Proses regenerasi sastrawan di Bumi Antasari, dalam
esai Micky Hidayat, Sepintas Sastrawan
dan Komunitas di Kalimantan (Radar
Banjarmasin, 2008), dimulai 1930-an, yang dipelopori oleh Merayu Sukma,
Anggraini Antemas (Yusni Antemas), M. Yusuf Aziddin, Artum Artha, Ramlan
Marlin, Hadharyah M., Merah Danil Bangsawan, dan seterusnya hingga generasi
1980-2000-an, di antaranya Y.S. Agus Suseno, M. Rifani Djamhari, Noor Aini
Cahya Khairani, Ali Syamsuddin Arsi, Ariffin Noor Hasby, Sandi Firly, Fahruraji
Asmuni, Eddy Wahyuddin SP, Sainul Hermawan, M. Hasbi Salim, Harie Insani Putra,
Abdurrahman Al Hakim, Abdurrahman El Husaini, Isuur Loeweng, M. Nahdiansyah
Abdi, Hajriansyah, Elang W. Kusuma, Aliman Syahrani, Shah Kalana Al-Haji, Hardiansyah
Asmail, Andi Jamaluddin AR.AK, Fahmi Wahid, Fitriadi, M.Fitran Salam, Joni Wijaya, dan lain-lain, yang telah rajin
menghasilkan karya yang patut diperhitungkan secara nasional.
Lantas, bagaimana dengan Bumi Mulawarman, jika secara
ekonomi-budaya dibandingkan dengan NTT dan Kalsel? Secara ekonomi, jelas Kaltim
jauh lebih kaya. Secara sastra-budaya, Korrie Layun Rampan telah menunjukkan
kualitas-kuantitas karya. Tetapi, mengenai perkembangan dan kemajuan dalam
regenerasi penulisnya, masih menjadi pekerjaan rumah yang cukup serius.
Sekilas Mengenai Bahasa dan Kearifan lokal
Ada satu bahasa dan kearifan lokal yang semakin samar
dari tatanan informasi-komunikasi, bahkan dalam wilayah Kaltim sendiri. Apa
lagi kalau bukan bahasa Kutai, ditambah adat-istiadat (kearifan lokal) Kutai
sebagai warisan budaya dari kerajaan tertua di Indonesia..
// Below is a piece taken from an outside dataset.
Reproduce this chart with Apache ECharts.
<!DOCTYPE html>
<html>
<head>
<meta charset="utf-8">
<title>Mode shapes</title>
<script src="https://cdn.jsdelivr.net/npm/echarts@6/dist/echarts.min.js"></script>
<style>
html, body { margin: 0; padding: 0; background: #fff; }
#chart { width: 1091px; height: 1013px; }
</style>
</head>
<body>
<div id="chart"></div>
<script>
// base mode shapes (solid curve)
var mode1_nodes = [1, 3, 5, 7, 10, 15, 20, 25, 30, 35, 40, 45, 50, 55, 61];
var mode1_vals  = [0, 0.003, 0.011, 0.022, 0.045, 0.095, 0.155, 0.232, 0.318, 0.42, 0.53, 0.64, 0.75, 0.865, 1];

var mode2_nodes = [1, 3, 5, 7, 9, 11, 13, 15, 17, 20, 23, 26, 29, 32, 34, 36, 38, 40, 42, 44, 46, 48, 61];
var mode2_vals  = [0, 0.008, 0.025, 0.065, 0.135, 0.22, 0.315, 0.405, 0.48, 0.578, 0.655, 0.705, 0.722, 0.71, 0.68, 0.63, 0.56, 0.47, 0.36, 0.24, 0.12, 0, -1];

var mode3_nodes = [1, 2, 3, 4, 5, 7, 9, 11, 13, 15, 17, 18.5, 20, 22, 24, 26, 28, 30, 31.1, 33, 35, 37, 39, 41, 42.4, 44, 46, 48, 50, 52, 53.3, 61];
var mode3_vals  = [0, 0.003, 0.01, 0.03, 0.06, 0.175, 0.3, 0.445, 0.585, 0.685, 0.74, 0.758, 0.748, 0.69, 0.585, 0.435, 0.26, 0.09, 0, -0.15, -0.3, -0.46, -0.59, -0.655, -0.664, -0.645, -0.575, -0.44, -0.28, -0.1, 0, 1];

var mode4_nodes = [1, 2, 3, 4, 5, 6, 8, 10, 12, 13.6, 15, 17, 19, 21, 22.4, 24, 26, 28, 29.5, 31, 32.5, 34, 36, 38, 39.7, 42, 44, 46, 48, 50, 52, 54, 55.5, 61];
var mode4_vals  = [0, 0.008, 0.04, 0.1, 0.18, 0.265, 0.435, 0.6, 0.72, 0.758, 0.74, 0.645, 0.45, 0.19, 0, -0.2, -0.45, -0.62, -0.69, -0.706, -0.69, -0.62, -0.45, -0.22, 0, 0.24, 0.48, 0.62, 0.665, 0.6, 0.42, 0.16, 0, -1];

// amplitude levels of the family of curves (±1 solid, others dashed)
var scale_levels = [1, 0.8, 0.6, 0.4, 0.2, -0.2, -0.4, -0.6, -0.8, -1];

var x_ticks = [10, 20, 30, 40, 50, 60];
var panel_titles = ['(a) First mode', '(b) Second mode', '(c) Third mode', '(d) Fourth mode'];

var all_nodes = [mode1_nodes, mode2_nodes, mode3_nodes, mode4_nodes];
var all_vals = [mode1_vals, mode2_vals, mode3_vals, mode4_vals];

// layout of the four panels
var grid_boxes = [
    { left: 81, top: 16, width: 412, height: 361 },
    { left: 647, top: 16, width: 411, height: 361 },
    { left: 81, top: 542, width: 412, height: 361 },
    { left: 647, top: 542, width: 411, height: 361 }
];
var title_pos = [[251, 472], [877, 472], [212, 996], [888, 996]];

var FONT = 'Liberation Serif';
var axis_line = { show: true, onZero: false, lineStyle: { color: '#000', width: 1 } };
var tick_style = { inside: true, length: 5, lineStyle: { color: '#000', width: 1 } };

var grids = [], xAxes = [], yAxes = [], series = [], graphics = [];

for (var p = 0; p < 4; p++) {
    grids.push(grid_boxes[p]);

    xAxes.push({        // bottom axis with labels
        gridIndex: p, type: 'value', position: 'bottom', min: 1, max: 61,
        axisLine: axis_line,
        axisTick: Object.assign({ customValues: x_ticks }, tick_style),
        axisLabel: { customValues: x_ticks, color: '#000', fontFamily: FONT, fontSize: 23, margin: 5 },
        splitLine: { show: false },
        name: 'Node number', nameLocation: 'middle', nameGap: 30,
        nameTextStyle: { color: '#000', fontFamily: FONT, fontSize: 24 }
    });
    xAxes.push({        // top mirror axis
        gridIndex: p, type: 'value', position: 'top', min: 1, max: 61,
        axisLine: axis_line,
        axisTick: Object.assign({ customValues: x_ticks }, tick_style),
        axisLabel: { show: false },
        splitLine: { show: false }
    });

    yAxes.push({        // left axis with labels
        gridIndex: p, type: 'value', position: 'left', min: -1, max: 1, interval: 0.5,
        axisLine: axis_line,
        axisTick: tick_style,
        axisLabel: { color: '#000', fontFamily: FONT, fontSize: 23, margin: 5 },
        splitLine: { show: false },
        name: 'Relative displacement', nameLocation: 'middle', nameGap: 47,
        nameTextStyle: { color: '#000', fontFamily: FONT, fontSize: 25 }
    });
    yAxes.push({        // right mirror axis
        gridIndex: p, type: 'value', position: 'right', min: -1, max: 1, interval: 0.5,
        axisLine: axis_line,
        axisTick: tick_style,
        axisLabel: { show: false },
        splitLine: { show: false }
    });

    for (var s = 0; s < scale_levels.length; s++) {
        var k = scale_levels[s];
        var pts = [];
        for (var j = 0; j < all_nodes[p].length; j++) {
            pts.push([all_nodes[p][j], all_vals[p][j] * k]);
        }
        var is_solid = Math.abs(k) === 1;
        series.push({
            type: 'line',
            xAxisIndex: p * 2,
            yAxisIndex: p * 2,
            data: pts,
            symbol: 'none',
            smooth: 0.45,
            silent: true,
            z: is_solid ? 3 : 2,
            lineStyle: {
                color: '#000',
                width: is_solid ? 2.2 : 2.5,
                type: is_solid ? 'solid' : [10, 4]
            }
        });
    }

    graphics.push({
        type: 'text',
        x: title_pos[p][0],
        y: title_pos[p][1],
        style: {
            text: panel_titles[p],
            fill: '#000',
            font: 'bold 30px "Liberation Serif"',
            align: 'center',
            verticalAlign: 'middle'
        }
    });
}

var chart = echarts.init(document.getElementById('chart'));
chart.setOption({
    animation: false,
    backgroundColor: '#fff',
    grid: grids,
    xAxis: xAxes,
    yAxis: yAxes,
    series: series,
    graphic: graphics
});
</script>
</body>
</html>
Sementara ini, ketika orang Indonesia melihat Kaltim,
bahasa dan adat-istiadat (kearifan lokal) yang sering mengemuka melalui tulisan
atau karya sastra berskala nasional adalah Dayak Benuaq melalui kepiawaian dan
kecintaan Korrie Layun Rampan terhadap realitasnya. Novel Upacara (1976), contohnya, paling tidak, menjadi bukti yang sangat
fenomenal.
Tetapi, di Benua Etam yang memiliki 3 kota dan 7
kabupaten ini masih lagi Suku Dayak dalam Rumpun Ot Danum, selain Dayak Benuaq,
yaitu Paser, Tunjung, Bentian, dan Kutai. Padahal Ot Danum pun bukanlah rumpun
satu-satunya di Kaltim. Ada Rumpun Dayak Punan (15 suku), Rumpun Dayak Apo
Kayan, dan Rumpun Dayak (22 suku), dan Rumpun Murut (7 suku). Belum terbaca
secara gamblang dan berkelanjutan mengenai penggunaan bahasa dengan
masing-masing rumpun Dayak ini dalam karya-karya sastra.
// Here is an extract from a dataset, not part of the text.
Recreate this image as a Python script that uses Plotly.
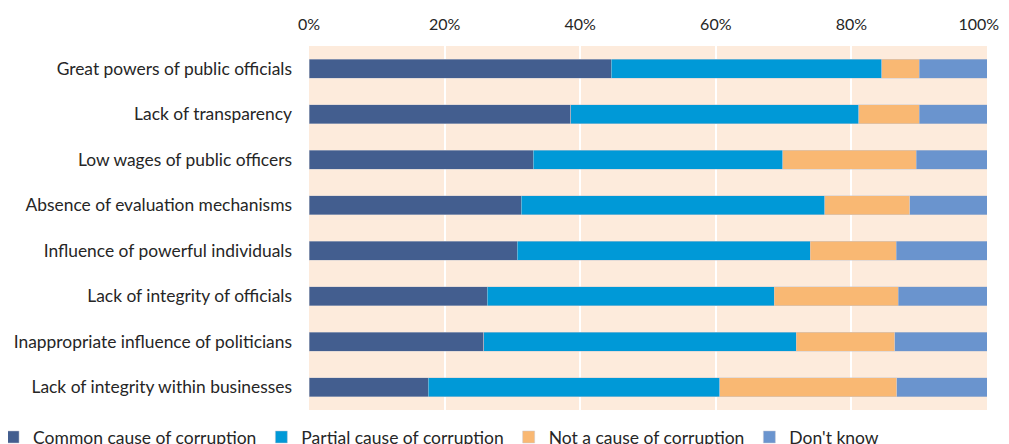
import plotly.graph_objects as go

# causes of corruption, top to bottom as shown
causes = [
    "Great powers of public officials",
    "Lack of transparency",
    "Low wages of public officers",
    "Absence of evaluation mechanisms",
    "Influence of powerful individuals",
    "Lack of integrity of officials",
    "Inappropriate influence of politicians",
    "Lack of integrity within businesses",
]

# shares in %
common = [44.6, 38.6, 33.1, 31.3, 30.7, 26.3, 25.8, 17.6]
partial = [39.9, 42.5, 36.8, 44.8, 43.2, 42.3, 46.1, 43.0]
not_cause = [5.5, 8.9, 19.7, 12.5, 12.7, 18.3, 14.5, 26.1]
dont_know = [10.0, 10.0, 10.4, 11.4, 13.4, 13.1, 13.6, 13.3]

x_ticks = [0, 20, 40, 60, 80, 100]
# the last label is nudged left so it stays inside the window
x_labels = ["0%", "20%", "40%", "60%", "80%", "100%" + "\u00a0" * 4]

series = [
    ("Common cause of corruption", common, "#435E8F"),
    ("Partial cause of corruption", partial, "#0099D7"),
    ("Not a cause of corruption", not_cause, "#F9B873"),
    ("Don't know", dont_know, "#6A94CE"),
]

fig = go.Figure()
for name, vals, color in series:
    fig.add_trace(go.Bar(
        y=causes, x=vals, name=name, orientation="h",
        marker=dict(color=color, line=dict(color="rgba(200,200,210,0.6)", width=0.8)),
    ))

# page body adds an 8px offset, so the figure is drawn 16px smaller
fig.update_layout(
    barmode="stack",
    barnorm="percent",
    bargap=0.59,
    width=1001, height=436,
    margin=dict(l=301, r=22, t=38, b=34, autoexpand=False),
    paper_bgcolor="white",
    plot_bgcolor="#FDEBDC",
    font=dict(family="Lato", size=17.4, color="#262626"),
    legend=dict(
        orientation="h", x=-0.466, xanchor="left", y=-0.025, yanchor="top",
        font=dict(size=17.5), traceorder="normal", itemclick=False,
    ),
    showlegend=True,
)
fig.update_xaxes(
    side="top", range=[0, 100], tickvals=x_ticks, ticktext=x_labels,
    tickfont=dict(size=16), ticklabeloverflow="allow",
    showgrid=True, gridcolor="white", gridwidth=2,
    zeroline=False, showline=False, ticks="", ticklabelstandoff=12,
)
fig.update_yaxes(
    autorange="reversed", showgrid=False, showline=False, ticks="",
    ticklabelstandoff=16,
)

fig.write_html("out.html")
Pada waktu lainnya Kaltim pun terbuka bagi para
pendatang dengan latar SARA masing-masing. Secara demografi, dalam Wikipedia.Com, tercatat suku-suku bangsa
di Kaltim adalah Jawa (30,24%), Bugis (20,81%), Banjar (12,45%), Dayak (9,94%),
Kutai (7,80%), Toraja (2,21%), Paser (1,89%), Sunda (1,57%), Madura (1,32%),
Buton (1,25%), dan lain-lain (10,51%), termasuk di antaranya Makassar, Mandar, Minahasa,
Minang, Flores, dan Tionghoa.
Para pendatang pun membawa bahasa masing-masing
sehingga pembauran bahasa merupakan suatu peristiwa sehari-hari yang tidak
mungkin terelakkan. Bahasa Banjar, Bugis, dan Jawa merupakan bahasa yang,
selama puluhan bahkan ratusan tahun, sering menjadi bagian dalam komunikasi
masyarakat Kaltim sehari-hari, di samping bahasa Indonesia sebagai
pemersatunya.
Kalau Korrie Layun Rampan secara kontinyu, konsisten,
dan konsekuen menggunakan bahasa dan mengangkat budaya lokal (Dayak Benuaq),
masih terbuka peluang berbahasa campuran antarsuku bangsa dalam karya-karya
sastra generasi pasca-Korrie. Bukankah keberadaan bahasa-bahasa itu pun
termasuk unsur penting dalam khasanah sastra-budaya di Kaltim?
Pada saat bersamaan, informasi-komunikasi masyarakat
telah dijejali oleh bahasa-bahasa populer melalui gencarnya teknologi media
massa (audiovisual-elektronik) dengan deklarasi “kekinian”. Penggunaan kata
sepele, semisal “gue-lu”, sudah menjadi bagian dari komunikasi sebagian orang
muda.
Peran Dunia Pendidikan
Lembaga manakah yang berperan utama dalam penyebaran
pengetahuan mengenai perkembangan bahasa dan sastra Indonesia, serta mengenalkan
tokoh-tokoh sastra (sastrawan) di Kaltim kepada generasi muda, selain Korrie
Layun Rampan, ada Ahmad Dahlan (D. Adham), Mansyah Usman, Oemar Mayyah Effendi,
Maswan Dachri, Kadrie Oening, M. Suhana, Burhan Dahlan, Haji Ami, A. Sani Rahman, Hamdi AK, Abd.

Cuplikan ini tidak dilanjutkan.